[GIVEN TASK]
Skip the pictures. Set down, word for word, the lines from the start of the material up to and including the line with "(652.5,24.5) -- (652.5,1190);".

[COLLECTED DATA]
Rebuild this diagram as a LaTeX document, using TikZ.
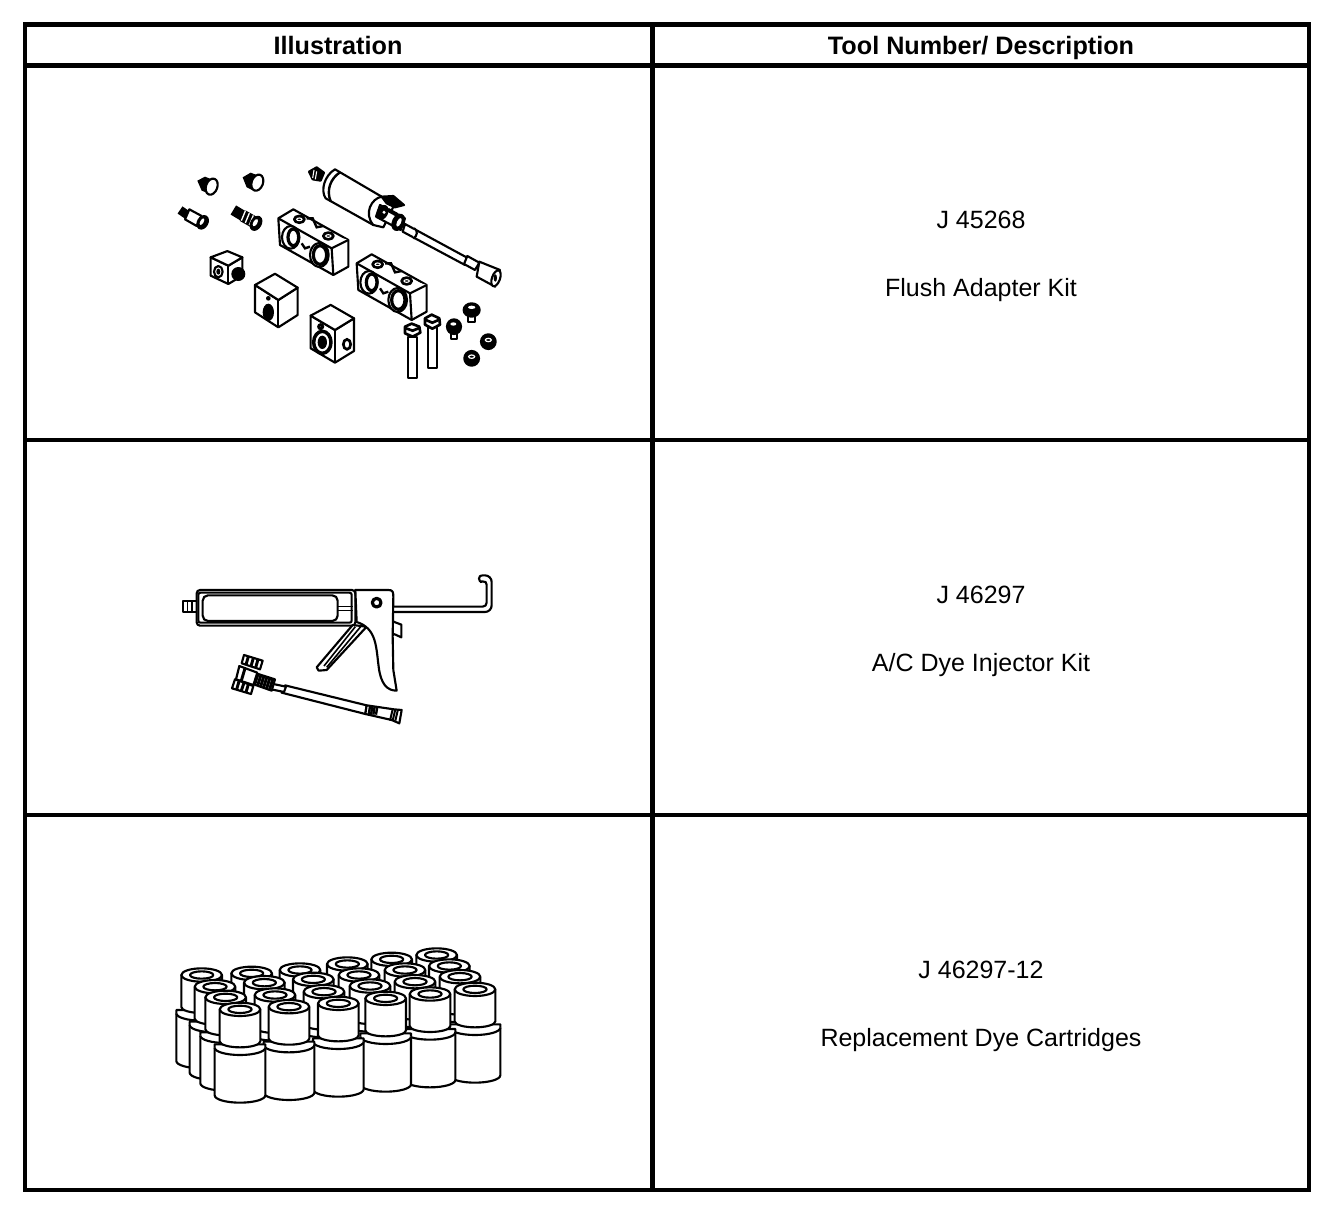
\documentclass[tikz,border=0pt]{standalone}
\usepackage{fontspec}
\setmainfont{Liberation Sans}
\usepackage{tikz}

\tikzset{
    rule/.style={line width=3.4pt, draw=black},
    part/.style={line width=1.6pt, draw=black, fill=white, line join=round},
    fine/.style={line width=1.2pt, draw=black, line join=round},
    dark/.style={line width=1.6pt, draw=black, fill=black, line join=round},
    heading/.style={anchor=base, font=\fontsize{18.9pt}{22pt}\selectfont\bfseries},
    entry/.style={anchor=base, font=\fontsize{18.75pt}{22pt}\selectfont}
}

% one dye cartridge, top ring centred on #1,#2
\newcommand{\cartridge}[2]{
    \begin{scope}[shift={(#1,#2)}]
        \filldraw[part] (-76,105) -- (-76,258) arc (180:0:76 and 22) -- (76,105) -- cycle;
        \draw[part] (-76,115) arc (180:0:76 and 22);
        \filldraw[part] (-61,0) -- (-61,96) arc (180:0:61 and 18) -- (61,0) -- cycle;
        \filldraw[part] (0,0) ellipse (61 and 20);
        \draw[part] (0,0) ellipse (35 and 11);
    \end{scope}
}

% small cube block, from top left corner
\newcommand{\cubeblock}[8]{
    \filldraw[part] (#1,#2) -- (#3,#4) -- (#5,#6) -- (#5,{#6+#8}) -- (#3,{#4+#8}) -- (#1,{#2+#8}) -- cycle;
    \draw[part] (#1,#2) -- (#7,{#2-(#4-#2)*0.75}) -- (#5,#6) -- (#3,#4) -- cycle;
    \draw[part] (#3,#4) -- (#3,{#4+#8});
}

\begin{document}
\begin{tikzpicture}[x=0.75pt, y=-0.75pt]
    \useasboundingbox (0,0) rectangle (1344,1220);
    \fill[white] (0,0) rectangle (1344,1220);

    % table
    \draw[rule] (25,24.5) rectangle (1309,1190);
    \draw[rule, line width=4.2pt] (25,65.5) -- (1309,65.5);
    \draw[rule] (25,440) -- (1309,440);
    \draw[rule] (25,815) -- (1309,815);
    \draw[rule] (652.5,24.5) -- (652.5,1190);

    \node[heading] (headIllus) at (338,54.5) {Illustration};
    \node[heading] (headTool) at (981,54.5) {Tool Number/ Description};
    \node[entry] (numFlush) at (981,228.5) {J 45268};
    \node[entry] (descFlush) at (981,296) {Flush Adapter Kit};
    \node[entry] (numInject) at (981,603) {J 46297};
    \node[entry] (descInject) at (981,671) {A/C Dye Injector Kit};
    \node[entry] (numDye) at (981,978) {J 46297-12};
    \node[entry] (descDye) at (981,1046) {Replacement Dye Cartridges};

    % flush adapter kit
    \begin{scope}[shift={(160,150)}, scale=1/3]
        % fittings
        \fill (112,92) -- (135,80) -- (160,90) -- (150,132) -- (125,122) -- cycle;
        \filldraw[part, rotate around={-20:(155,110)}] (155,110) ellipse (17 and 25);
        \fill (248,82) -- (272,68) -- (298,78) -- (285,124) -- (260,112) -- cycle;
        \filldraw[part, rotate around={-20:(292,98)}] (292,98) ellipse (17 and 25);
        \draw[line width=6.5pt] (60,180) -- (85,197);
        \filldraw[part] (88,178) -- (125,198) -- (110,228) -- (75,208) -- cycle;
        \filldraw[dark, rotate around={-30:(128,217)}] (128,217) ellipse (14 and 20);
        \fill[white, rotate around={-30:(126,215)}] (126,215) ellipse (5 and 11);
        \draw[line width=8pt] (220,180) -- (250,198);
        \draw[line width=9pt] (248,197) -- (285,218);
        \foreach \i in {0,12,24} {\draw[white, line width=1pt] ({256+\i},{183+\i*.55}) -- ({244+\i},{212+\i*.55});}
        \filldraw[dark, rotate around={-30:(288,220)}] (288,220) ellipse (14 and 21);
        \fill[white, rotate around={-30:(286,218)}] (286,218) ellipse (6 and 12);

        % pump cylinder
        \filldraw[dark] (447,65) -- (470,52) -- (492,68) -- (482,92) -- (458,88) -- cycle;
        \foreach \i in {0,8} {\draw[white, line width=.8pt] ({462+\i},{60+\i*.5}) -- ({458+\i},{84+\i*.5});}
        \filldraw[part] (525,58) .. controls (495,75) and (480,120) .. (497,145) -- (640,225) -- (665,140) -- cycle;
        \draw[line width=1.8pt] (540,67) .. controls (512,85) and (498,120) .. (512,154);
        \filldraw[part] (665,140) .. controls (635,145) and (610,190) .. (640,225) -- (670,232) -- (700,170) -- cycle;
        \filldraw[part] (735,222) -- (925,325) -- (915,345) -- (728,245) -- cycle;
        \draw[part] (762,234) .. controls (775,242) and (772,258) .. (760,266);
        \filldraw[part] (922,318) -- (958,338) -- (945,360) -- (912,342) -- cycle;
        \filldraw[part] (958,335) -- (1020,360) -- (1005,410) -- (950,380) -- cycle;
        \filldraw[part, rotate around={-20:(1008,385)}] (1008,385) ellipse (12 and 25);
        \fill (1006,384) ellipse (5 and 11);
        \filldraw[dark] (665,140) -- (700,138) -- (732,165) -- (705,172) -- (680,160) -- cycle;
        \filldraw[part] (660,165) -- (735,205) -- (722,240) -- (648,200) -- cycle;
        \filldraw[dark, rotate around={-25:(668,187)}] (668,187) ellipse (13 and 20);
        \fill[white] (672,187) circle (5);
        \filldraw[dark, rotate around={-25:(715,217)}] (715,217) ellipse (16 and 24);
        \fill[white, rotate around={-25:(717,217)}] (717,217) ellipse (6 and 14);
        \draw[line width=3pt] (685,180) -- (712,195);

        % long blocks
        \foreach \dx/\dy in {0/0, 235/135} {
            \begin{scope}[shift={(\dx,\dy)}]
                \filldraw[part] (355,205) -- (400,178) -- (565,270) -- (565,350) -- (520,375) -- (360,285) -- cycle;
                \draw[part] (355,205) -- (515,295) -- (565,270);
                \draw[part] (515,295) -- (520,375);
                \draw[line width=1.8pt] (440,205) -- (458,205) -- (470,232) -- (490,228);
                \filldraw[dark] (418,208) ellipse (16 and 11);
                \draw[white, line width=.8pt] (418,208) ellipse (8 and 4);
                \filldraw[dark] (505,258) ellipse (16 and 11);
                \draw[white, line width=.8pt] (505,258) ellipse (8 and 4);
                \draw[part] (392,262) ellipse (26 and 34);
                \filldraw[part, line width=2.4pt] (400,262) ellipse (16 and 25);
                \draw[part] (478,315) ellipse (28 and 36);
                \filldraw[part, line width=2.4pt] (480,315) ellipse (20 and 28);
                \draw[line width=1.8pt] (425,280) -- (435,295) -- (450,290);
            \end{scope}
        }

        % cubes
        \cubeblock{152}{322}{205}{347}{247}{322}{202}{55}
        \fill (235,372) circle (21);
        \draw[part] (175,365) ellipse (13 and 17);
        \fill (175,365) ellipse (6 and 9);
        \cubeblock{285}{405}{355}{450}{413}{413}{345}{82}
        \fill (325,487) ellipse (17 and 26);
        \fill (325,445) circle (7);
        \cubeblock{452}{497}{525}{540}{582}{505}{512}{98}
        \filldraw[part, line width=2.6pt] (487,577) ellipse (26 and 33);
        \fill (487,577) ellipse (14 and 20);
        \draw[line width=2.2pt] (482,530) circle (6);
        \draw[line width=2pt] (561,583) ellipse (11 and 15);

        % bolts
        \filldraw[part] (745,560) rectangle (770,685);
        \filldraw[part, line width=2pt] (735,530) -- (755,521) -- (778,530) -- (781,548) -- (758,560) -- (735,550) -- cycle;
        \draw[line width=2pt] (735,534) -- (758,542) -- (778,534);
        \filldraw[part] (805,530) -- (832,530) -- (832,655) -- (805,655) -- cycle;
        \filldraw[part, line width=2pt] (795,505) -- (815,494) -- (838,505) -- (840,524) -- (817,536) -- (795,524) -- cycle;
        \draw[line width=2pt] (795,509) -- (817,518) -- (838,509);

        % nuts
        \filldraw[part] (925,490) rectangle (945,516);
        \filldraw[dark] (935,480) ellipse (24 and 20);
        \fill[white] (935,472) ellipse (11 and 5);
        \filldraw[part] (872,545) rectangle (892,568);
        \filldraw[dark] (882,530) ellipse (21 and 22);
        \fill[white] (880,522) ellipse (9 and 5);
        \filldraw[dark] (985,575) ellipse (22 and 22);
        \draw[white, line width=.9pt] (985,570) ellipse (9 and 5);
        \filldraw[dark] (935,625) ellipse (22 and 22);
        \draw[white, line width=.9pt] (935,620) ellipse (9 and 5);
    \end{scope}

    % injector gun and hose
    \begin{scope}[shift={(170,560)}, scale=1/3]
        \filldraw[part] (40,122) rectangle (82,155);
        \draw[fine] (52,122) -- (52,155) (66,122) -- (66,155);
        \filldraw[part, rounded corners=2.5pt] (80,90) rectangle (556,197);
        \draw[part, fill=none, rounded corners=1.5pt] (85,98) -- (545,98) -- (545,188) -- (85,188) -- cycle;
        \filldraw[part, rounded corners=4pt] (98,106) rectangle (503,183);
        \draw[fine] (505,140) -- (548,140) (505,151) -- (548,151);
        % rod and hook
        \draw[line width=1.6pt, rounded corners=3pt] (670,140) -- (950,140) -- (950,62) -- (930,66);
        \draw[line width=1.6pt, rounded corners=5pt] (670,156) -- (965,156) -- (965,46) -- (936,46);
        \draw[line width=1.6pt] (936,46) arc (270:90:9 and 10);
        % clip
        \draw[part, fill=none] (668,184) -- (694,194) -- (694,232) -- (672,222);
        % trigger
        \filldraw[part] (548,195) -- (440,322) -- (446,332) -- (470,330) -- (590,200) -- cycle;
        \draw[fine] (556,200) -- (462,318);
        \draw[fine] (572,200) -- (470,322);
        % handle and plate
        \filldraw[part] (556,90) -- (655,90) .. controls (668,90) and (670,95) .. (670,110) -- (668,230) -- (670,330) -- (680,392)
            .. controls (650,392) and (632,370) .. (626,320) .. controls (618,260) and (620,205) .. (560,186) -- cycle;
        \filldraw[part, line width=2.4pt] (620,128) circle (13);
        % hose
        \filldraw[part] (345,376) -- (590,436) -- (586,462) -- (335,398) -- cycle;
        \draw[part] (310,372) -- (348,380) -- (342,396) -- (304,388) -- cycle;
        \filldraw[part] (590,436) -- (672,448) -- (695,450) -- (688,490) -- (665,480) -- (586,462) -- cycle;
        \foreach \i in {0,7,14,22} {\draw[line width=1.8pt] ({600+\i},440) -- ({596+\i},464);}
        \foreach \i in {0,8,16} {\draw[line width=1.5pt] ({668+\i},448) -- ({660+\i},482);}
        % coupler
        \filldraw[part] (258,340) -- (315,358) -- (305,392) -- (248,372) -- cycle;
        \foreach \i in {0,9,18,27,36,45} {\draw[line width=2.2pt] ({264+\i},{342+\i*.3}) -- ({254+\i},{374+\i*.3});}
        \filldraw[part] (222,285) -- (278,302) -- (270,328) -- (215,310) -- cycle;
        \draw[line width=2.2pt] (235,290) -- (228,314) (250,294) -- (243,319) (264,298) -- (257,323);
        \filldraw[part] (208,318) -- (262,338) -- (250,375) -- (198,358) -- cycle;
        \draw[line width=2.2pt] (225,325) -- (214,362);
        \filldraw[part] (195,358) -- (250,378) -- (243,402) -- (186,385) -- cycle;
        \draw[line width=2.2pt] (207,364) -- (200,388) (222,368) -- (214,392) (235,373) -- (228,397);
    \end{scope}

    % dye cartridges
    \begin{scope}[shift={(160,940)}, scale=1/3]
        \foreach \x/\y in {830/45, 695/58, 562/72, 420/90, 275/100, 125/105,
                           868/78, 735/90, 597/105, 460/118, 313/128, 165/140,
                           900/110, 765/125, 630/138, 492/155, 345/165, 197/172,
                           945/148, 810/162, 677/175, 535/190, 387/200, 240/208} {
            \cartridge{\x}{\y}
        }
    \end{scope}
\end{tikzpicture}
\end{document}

[RESULT OF THIS TASK]
Rebuild this diagram as a LaTeX document, using TikZ.
\documentclass[tikz,border=0pt]{standalone}
\usepackage{fontspec}
\setmainfont{Liberation Sans}
\usepackage{tikz}

\tikzset{
    rule/.style={line width=3.4pt, draw=black},
    part/.style={line width=1.6pt, draw=black, fill=white, line join=round},
    fine/.style={line width=1.2pt, draw=black, line join=round},
    dark/.style={line width=1.6pt, draw=black, fill=black, line join=round},
    heading/.style={anchor=base, font=\fontsize{18.9pt}{22pt}\selectfont\bfseries},
    entry/.style={anchor=base, font=\fontsize{18.75pt}{22pt}\selectfont}
}

% one dye cartridge, top ring centred on #1,#2
\newcommand{\cartridge}[2]{
    \begin{scope}[shift={(#1,#2)}]
        \filldraw[part] (-76,105) -- (-76,258) arc (180:0:76 and 22) -- (76,105) -- cycle;
        \draw[part] (-76,115) arc (180:0:76 and 22);
        \filldraw[part] (-61,0) -- (-61,96) arc (180:0:61 and 18) -- (61,0) -- cycle;
        \filldraw[part] (0,0) ellipse (61 and 20);
        \draw[part] (0,0) ellipse (35 and 11);
    \end{scope}
}

% small cube block, from top left corner
\newcommand{\cubeblock}[8]{
    \filldraw[part] (#1,#2) -- (#3,#4) -- (#5,#6) -- (#5,{#6+#8}) -- (#3,{#4+#8}) -- (#1,{#2+#8}) -- cycle;
    \draw[part] (#1,#2) -- (#7,{#2-(#4-#2)*0.75}) -- (#5,#6) -- (#3,#4) -- cycle;
    \draw[part] (#3,#4) -- (#3,{#4+#8});
}

\begin{document}
\begin{tikzpicture}[x=0.75pt, y=-0.75pt]
    \useasboundingbox (0,0) rectangle (1344,1220);
    \fill[white] (0,0) rectangle (1344,1220);

    % table
    \draw[rule] (25,24.5) rectangle (1309,1190);
    \draw[rule, line width=4.2pt] (25,65.5) -- (1309,65.5);
    \draw[rule] (25,440) -- (1309,440);
    \draw[rule] (25,815) -- (1309,815);
    \draw[rule] (652.5,24.5) -- (652.5,1190);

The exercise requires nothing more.